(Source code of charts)
*****

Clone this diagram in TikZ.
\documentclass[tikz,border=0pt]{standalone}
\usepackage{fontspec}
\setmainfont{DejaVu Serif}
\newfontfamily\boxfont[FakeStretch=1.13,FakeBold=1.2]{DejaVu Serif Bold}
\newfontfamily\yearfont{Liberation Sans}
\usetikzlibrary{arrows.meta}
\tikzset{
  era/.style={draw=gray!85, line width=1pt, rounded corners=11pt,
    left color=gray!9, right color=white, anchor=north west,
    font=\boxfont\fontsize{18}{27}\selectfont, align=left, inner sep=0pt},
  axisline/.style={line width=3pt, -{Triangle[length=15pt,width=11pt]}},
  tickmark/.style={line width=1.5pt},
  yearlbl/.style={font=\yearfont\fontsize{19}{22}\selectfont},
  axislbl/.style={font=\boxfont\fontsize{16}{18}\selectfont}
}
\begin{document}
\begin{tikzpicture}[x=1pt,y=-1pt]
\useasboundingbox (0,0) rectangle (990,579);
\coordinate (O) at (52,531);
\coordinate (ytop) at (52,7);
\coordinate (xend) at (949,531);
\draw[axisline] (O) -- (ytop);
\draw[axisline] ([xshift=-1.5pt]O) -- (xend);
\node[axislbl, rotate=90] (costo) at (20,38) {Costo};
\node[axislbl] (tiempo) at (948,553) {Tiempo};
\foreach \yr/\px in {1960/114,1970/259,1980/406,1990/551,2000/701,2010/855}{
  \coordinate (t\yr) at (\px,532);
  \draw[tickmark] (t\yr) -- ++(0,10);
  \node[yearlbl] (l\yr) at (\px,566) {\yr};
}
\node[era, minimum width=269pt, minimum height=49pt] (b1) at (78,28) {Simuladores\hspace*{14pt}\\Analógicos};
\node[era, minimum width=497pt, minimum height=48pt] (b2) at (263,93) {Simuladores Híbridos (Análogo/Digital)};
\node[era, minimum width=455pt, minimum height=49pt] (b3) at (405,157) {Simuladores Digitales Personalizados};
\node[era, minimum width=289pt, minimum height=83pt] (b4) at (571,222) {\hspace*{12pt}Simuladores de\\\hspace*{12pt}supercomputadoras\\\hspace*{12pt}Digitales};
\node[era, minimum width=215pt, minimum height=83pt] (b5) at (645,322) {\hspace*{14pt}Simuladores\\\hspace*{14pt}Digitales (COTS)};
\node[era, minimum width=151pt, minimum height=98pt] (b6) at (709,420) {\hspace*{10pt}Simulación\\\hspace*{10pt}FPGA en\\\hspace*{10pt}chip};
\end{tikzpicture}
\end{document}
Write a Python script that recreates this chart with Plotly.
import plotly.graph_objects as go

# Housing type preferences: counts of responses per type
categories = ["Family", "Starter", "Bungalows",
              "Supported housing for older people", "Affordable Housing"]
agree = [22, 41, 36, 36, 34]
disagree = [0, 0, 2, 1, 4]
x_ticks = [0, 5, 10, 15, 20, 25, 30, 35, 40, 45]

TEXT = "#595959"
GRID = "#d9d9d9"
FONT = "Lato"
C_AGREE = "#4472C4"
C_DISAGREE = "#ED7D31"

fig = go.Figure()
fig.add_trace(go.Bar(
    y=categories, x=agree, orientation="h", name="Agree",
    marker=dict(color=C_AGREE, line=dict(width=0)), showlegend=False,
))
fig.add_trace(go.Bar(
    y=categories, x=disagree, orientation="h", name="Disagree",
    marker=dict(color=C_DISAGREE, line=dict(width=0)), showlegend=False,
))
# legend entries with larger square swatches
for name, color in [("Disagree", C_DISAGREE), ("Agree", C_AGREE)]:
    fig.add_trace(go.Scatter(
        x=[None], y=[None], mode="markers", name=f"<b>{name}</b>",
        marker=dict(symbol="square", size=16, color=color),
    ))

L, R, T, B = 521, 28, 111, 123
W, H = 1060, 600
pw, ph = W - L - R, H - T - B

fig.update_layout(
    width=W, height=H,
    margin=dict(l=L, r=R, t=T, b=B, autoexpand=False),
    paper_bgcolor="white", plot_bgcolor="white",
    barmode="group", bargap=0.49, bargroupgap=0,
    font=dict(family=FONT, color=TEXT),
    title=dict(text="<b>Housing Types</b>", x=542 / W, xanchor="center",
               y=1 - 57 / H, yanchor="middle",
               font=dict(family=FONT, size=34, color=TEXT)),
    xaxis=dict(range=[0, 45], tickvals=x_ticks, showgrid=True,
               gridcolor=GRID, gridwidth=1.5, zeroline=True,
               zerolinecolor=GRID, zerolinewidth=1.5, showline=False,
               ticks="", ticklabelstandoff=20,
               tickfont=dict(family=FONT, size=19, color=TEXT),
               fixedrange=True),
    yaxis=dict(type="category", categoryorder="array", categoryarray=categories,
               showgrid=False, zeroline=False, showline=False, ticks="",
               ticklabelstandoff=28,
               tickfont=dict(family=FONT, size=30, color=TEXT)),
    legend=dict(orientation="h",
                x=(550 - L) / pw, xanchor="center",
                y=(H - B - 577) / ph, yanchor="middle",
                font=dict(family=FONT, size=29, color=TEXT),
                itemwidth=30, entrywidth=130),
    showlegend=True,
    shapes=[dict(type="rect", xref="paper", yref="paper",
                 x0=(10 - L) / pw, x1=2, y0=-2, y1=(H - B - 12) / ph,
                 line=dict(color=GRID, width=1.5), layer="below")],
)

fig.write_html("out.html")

*****

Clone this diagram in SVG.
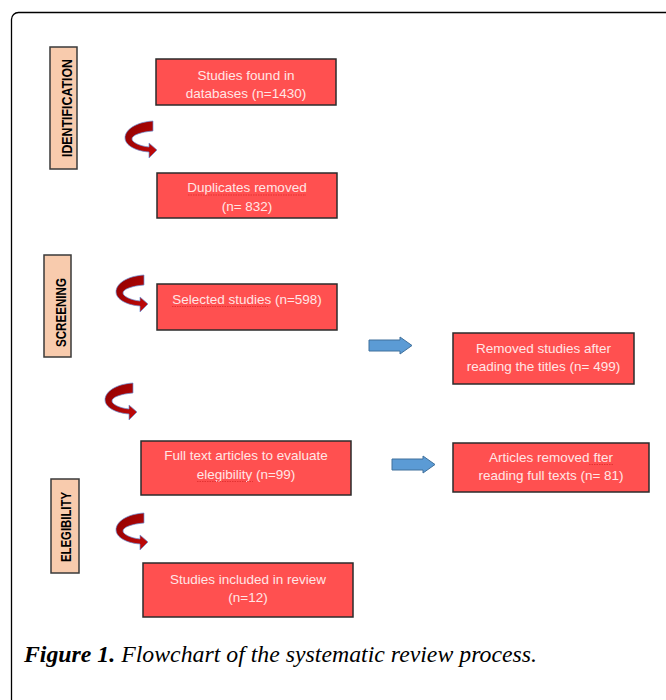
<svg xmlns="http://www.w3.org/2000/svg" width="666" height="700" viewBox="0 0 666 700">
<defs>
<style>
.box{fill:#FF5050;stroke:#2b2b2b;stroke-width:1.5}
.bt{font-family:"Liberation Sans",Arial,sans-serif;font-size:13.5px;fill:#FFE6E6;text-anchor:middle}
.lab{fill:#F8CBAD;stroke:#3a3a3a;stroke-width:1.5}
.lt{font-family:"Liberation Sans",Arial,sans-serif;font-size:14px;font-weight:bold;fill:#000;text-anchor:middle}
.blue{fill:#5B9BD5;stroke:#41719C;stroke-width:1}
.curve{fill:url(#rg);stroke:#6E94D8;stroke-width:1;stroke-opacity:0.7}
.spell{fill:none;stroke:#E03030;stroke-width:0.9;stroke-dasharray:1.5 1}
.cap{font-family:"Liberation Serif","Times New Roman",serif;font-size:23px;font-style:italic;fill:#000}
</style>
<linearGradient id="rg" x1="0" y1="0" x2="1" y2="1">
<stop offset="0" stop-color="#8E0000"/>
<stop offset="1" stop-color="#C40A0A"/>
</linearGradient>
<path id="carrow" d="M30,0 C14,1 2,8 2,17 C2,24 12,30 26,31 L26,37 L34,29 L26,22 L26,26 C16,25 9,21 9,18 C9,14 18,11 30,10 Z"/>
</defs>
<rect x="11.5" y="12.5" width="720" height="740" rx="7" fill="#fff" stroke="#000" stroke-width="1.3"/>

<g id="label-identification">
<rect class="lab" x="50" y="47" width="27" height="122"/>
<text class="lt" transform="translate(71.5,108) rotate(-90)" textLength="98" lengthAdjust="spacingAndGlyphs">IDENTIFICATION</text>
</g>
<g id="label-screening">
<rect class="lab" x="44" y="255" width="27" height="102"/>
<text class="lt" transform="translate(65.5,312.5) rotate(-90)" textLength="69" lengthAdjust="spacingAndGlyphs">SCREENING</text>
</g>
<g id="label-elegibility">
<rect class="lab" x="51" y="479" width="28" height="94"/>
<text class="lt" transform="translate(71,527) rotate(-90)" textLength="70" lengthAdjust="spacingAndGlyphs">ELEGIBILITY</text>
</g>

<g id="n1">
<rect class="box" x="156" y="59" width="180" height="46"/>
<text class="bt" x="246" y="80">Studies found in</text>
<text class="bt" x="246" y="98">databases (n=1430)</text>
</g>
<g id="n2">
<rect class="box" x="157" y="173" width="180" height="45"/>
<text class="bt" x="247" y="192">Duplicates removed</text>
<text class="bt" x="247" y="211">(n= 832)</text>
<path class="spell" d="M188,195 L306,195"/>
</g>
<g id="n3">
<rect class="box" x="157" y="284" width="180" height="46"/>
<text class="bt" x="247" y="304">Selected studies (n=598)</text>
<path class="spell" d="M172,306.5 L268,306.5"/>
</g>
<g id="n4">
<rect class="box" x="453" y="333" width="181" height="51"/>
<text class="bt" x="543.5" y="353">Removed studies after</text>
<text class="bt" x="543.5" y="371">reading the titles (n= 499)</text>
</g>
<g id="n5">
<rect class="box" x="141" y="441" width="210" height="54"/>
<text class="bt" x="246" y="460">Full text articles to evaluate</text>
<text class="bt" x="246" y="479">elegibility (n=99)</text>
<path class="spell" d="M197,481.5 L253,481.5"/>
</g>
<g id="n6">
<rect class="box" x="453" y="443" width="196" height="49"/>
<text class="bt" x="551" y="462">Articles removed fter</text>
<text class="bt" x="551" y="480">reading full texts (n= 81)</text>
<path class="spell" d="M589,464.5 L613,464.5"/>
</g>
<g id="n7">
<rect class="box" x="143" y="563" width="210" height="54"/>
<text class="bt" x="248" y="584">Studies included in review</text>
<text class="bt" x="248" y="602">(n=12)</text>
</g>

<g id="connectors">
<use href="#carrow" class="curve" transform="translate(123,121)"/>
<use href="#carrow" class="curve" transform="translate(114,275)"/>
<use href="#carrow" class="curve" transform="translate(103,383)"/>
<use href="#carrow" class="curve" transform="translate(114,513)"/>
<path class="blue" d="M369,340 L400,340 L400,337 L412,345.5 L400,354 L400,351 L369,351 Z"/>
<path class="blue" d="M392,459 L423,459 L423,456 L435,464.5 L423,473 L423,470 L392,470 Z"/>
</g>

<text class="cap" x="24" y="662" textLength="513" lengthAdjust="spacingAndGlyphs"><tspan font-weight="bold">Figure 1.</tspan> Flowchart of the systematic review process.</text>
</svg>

*****

*Task goal:*
Extract from the listing above the lines between the line containing "Write a Python" and the line containing "pw, ph = W - L - R, H - T - B", keeping both of those lines. Output nothing else.

*Final answer:*
Write a Python script that recreates this chart with Plotly.
import plotly.graph_objects as go

# Housing type preferences: counts of responses per type
categories = ["Family", "Starter", "Bungalows",
              "Supported housing for older people", "Affordable Housing"]
agree = [22, 41, 36, 36, 34]
disagree = [0, 0, 2, 1, 4]
x_ticks = [0, 5, 10, 15, 20, 25, 30, 35, 40, 45]

TEXT = "#595959"
GRID = "#d9d9d9"
FONT = "Lato"
C_AGREE = "#4472C4"
C_DISAGREE = "#ED7D31"

fig = go.Figure()
fig.add_trace(go.Bar(
    y=categories, x=agree, orientation="h", name="Agree",
    marker=dict(color=C_AGREE, line=dict(width=0)), showlegend=False,
))
fig.add_trace(go.Bar(
    y=categories, x=disagree, orientation="h", name="Disagree",
    marker=dict(color=C_DISAGREE, line=dict(width=0)), showlegend=False,
))
# legend entries with larger square swatches
for name, color in [("Disagree", C_DISAGREE), ("Agree", C_AGREE)]:
    fig.add_trace(go.Scatter(
        x=[None], y=[None], mode="markers", name=f"<b>{name}</b>",
        marker=dict(symbol="square", size=16, color=color),
    ))

L, R, T, B = 521, 28, 111, 123
W, H = 1060, 600
pw, ph = W - L - R, H - T - B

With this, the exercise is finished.